Money, it seems, has a tribal memory, too. "Belfast's heading southwards," the man said, "but then that's been true since the 19th century. No one's putting private money into Royal Avenue," writes Fionnuala O'Connor.
He was describing the downside of the gloss people see when they get off the train at Central Station, the pull exerted on the city's development by the increasing affluence of south Belfast. But a recent habit of the Republic's citizens was in his mind as well. The Border Question has a new human face: the astute face of investors with well-founded hopes of profits. A considerable share of Belfast's glitz today is courtesy of cash from Dublin and points south and west.
The growing number of investors from the Republic put their money in a city which must puzzle some, at least initially. Belfast is a mix now of centre-city redevelopment and wasteland, comfortable-to-affluent suburbs and good-looking public housing stock that masks old deprivation. The composite picture may be transient, or the pattern for the next century.
About 10 years back it stopped making sense for veteran reporters to take newcomers around the "worst" parts of the city, to show them the stockpile for violence of poverty and bad housing. "We've just come from Mexico/Thailand/Liverpool/Limerick," the strangers began to say, "we don't recognise this as poverty."
The picture is not all it seems, of course, as many in the neighbouring state know well. Terraces of new redbrick and beautifully tended front gardens do not signify a city of social harmony, much less a population of well-paid secure earners. Protestant districts especially are ageing and increasingly depopulated, Catholic districts overcrowded to bursting point in the north and west: a story for another day, a mismatch of need and provision that plagues town planners and, more sharply and personally, families on waiting lists.

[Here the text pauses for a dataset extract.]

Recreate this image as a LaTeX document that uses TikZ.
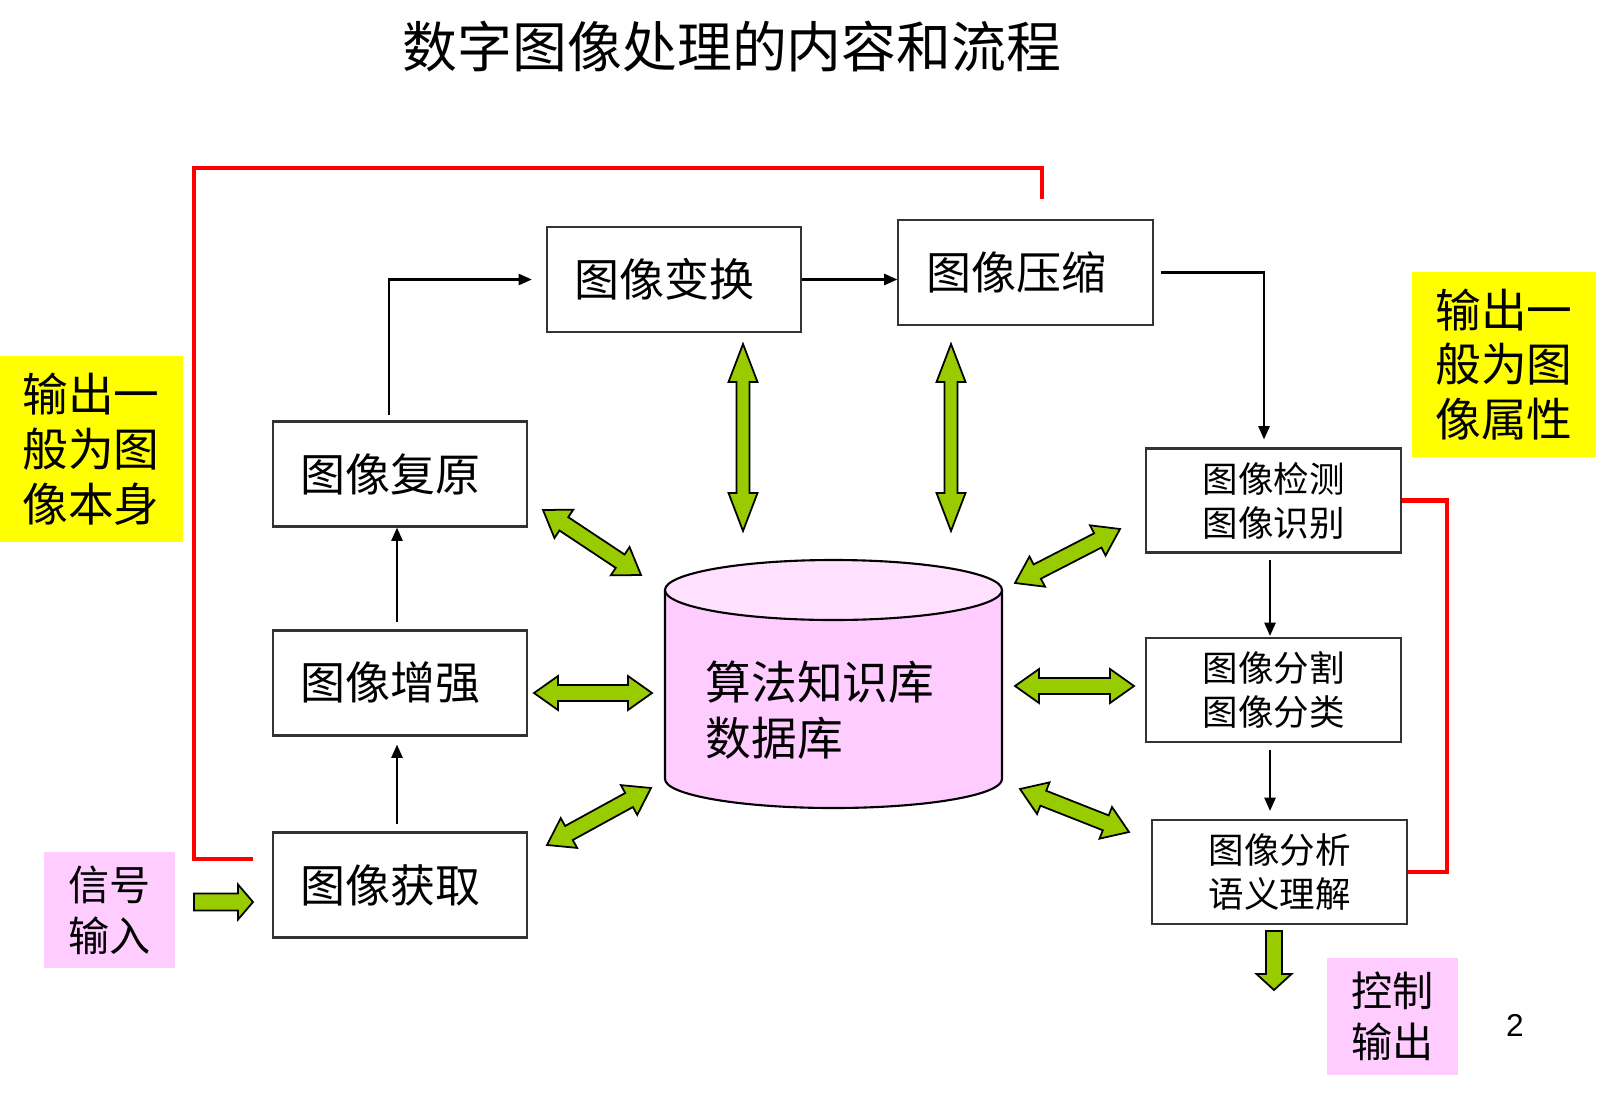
\documentclass[tikz,border=0pt]{standalone}
\usepackage{fontspec}
\newfontfamily\cjk{Noto Sans CJK SC}
\newfontfamily\arialfont{Liberation Sans}
\usetikzlibrary{arrows.meta, calc}
\definecolor{flowred}{RGB}{255, 0, 0}
\definecolor{linkgreen}{RGB}{153, 204, 0}
\definecolor{notepink}{RGB}{255, 204, 255}
\definecolor{notetop}{RGB}{255, 224, 255}
\definecolor{noteyellow}{RGB}{255, 255, 0}

% green block arrows: #1 from, #2 to, #3 head length, #4 half head width, #5 half shaft width
\newcommand{\dblarrow}[5]{%
  \draw[garrow] (#1) -- ($(#1)!#3!(#2)!#4!90:(#2)$) -- ($(#1)!#3!(#2)!#5!90:(#2)$)
    -- ($(#2)!#3!(#1)!#5!270:(#1)$) -- ($(#2)!#3!(#1)!#4!270:(#1)$) -- (#2)
    -- ($(#2)!#3!(#1)!#4!90:(#1)$) -- ($(#2)!#3!(#1)!#5!90:(#1)$)
    -- ($(#1)!#3!(#2)!#5!270:(#2)$) -- ($(#1)!#3!(#2)!#4!270:(#2)$) -- cycle;}
\newcommand{\sglarrow}[5]{%
  \draw[garrow] ($(#1)!#5!90:(#2)$) -- ($(#2)!#3!(#1)!#5!270:(#1)$)
    -- ($(#2)!#3!(#1)!#4!270:(#1)$) -- (#2) -- ($(#2)!#3!(#1)!#4!90:(#1)$)
    -- ($(#2)!#3!(#1)!#5!90:(#1)$) -- ($(#1)!#5!270:(#2)$) -- cycle;}

\begin{document}
\begin{tikzpicture}[x=0.01cm, y=-0.01cm,
  procbox/.style={draw=black!80, line width=0.6pt, text width=1.98cm, inner xsep=0.28cm,
    inner ysep=0pt, minimum height=1.05cm, align=left, font=\cjk\fontsize{12.8}{15}\selectfont},
  subbox/.style={draw=black!80, line width=0.6pt, minimum width=2.55cm, minimum height=1.04cm,
    inner sep=0pt, align=center, font=\cjk\fontsize{10.1}{12.5}\selectfont},
  notebox/.style={fill=noteyellow, minimum width=1.84cm, minimum height=1.85cm, inner sep=0pt,
    align=left, font=\cjk\fontsize{13}{15.6}\selectfont},
  tagbox/.style={fill=notepink, minimum width=1.31cm, minimum height=1.16cm, inner sep=0pt,
    align=left, font=\cjk\fontsize{11.7}{14.5}\selectfont},
  flow/.style={-{Triangle[length=3.8pt, width=3.2pt]}, line width=0.6pt},
  fbline/.style={flowred, line width=1.2pt},
  garrow/.style={fill=linkgreen, draw=black, line width=0.5pt, line join=miter}]
  \useasboundingbox (0, 0) rectangle (1622, 1106);

  % Title
  \node[font=\cjk\fontsize{15.6}{18}\selectfont] (title) at (732, 47) {数字图像处理的内容和流程};

  % Processing steps
  \node[procbox] (trans) at (674, 279.5) {图像变换};
  \node[procbox] (comp) at (1025.5, 272.5) {图像压缩};
  \node[procbox] (rest) at (400, 474) {图像复原};
  \node[procbox] (enh) at (400, 683) {图像增强};
  \node[procbox] (acq) at (400, 885) {图像获取};

  \node[subbox] (det) at (1273.5, 500.5) {图像检测\\图像识别};
  \node[subbox] (seg) at (1273.5, 690) {图像分割\\图像分类};
  \node[subbox] (ana) at (1279.5, 872) {图像分析\\语义理解};

  % Knowledge base cylinder
  \draw[fill=notepink, line width=0.6pt] (665, 590) -- (665, 779)
    arc[start angle=180, end angle=0, x radius=168.5, y radius=29] -- (1002, 590);
  \draw[fill=notetop, line width=0.6pt] (833.5, 590) ellipse [x radius=168.5, y radius=30];
  \node[align=left, inner sep=0pt, anchor=west, font=\cjk\fontsize{13}{16}\selectfont] (dbl) at (705, 710) {算法知识库\\数据库};

  % Side notes
  \node[notebox] (outl) at (91, 449) {输出一\\般为图\\像本身};
  \node[notebox] (outr) at (1504, 364.5) {输出一\\般为图\\像属性};
  \node[tagbox] (sig) at (109.5, 910) {信号\\输入};
  \node[tagbox] (ctrl) at (1392.5, 1016.5) {控制\\输出};
  \node[font=\arialfont\fontsize{9}{10}\selectfont] (pnum) at (1515, 1025) {2};

  % Flow arrows
  \draw[flow] ($(rest.north)+(-11, -5)$) |- ($(trans.west)+(-14, 0)$);
  \draw[flow] (trans.east) -- (trans.east -| comp.west);
  \draw[flow] ($(comp.east)+(7, 0)$) -| ($(det.north)+(-9.5, -8)$);
  \draw[flow] ($(det.south)+(-3.5, 6)$) -- ($(seg.north)+(-3.5, -1)$);
  \draw[flow] ($(seg.south)+(-3.5, 7)$) -- ($(seg.south |- ana.north)+(-3.5, -8)$);
  \draw[flow] ($(acq.north)+(-3, -7)$) -- ($(enh.south)+(-3, 8)$);
  \draw[flow] ($(enh.north)+(-3, -7)$) -- ($(rest.south)+(-3, 0)$);

  % Red output lines
  \coordinate (fbA) at (253, 859);
  \coordinate (fbB) at (1042, 199);
  \draw[fbline] (fbA) -- ++(-59, 0) |- ($(fbB)+(0, -31)$) -- (fbB);
  \draw[fbline] (det.east) -- ++(45, 0) |- (ana.east);

  % Links to the knowledge base
  \coordinate (v1a) at (743, 344);  \coordinate (v1b) at (743, 531);
  \coordinate (v2a) at (951, 344);  \coordinate (v2b) at (951, 531);
  \coordinate (tla) at (543, 510);  \coordinate (tlb) at (641, 575);
  \coordinate (mla) at (534, 693);  \coordinate (mlb) at (652, 693);
  \coordinate (bla) at (547, 845);  \coordinate (blb) at (651, 788);
  \coordinate (tra) at (1120, 529); \coordinate (trb) at (1015, 583);
  \coordinate (mra) at (1015, 686); \coordinate (mrb) at (1134, 686);
  \coordinate (bra) at (1020, 789); \coordinate (brb) at (1129, 832);
  \dblarrow{v1a}{v1b}{0.38cm}{0.145cm}{0.065cm}
  \dblarrow{v2a}{v2b}{0.38cm}{0.145cm}{0.065cm}
  \dblarrow{tla}{tlb}{0.25cm}{0.17cm}{0.08cm}
  \dblarrow{mla}{mlb}{0.24cm}{0.17cm}{0.08cm}
  \dblarrow{bla}{blb}{0.25cm}{0.17cm}{0.08cm}
  \dblarrow{tra}{trb}{0.25cm}{0.17cm}{0.08cm}
  \dblarrow{mra}{mrb}{0.24cm}{0.17cm}{0.08cm}
  \dblarrow{bra}{brb}{0.25cm}{0.17cm}{0.08cm}

  % Input and output
  \coordinate (ina) at (194, 902);  \coordinate (inb) at (253, 902);
  \coordinate (outa) at (1274, 931); \coordinate (outb) at (1274, 990);
  \sglarrow{ina}{inb}{0.15cm}{0.175cm}{0.085cm}
  \sglarrow{outa}{outb}{0.16cm}{0.175cm}{0.08cm}
\end{tikzpicture}
\end{document}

A partial solution occurs to an academic with more worldly knowledge than most, only slightly tongue in cheek: "You could deal with the overspill from Ardoyne and New Lodge straight off if the army would move out of Girdwood, biggest barracks in the city - the only one with a parade ground! But they stay for the symbolism, to soothe unionists."
More than 98 per cent of Belfast's predominantly well-appointed social housing is entirely segregated. As is the rest of the place. Drive an innocent visitor around the more affluent areas and on some tree-lined avenue, depending on their creed of origin, you may have to discourage their wish to move in with a brusque, "No, not for the likes of you."
In more than 80 per cent of the well-planned little courts and squares, as in three-storey houses cleverly designed to echo the style of 19th- and early 20th-century tenements, but now for single families, housing and other allowances for the unemployed and low-paid cover all or part of the rent.
"If you can pay the rent yourself you can afford a mortgage," says one observer, adding with breezy political incorrectness: "West Belfast they're all in their beds, unemployed unto the third generation. Most of the people working in the morning in this city are from Tyrone. That's why you get all those cars parked at roundabouts miles out of Belfast, commuting plumbers sharing the drive."
Southerners raised on a television diet of the North as Troubled land or their parents' warnings to stay away drive into Belfast now and see opportunity instead of dread. On a sunny day, if you're determined not to prejudge the place on its history and willing to be charmed at first sight, it's glitz as far as the eye can see.
The road from Dublin rolls in past apartment blocks beside the motorway with come-on posters: "If you lived here you'd be home by now." Belfast's comparative lack of traffic jams must feed Southern goodwill.
Those who arrive at Central Station meet new apartments inside yards, and some make two trips every day. "On the train to work in Dublin in the morning now, back in the evening, quicker for some than commuting from Lucan," marvels a Northerner still adjusting to the idea of apartment-living in Belfast, let alone apartments-as-investment.
Like many she thinks only a few will be deterred by the recent unpleasantness in the faded loyalist heartland of Sandy Row, where the new block called Whitehall Square brought agitation demanding "Republicans Out". For as long as entire terraces in unpopular Belfast districts cost less than some houses in Dublin, the surge northwards will continue.
"For as long as I can remember," says the worldly academic, "governments poured in public money to pull Belfast northwards. So there's a restaurant or two and a few offices. When the shops shut, still nothing but tumbleweed round St Anne's Cathedral."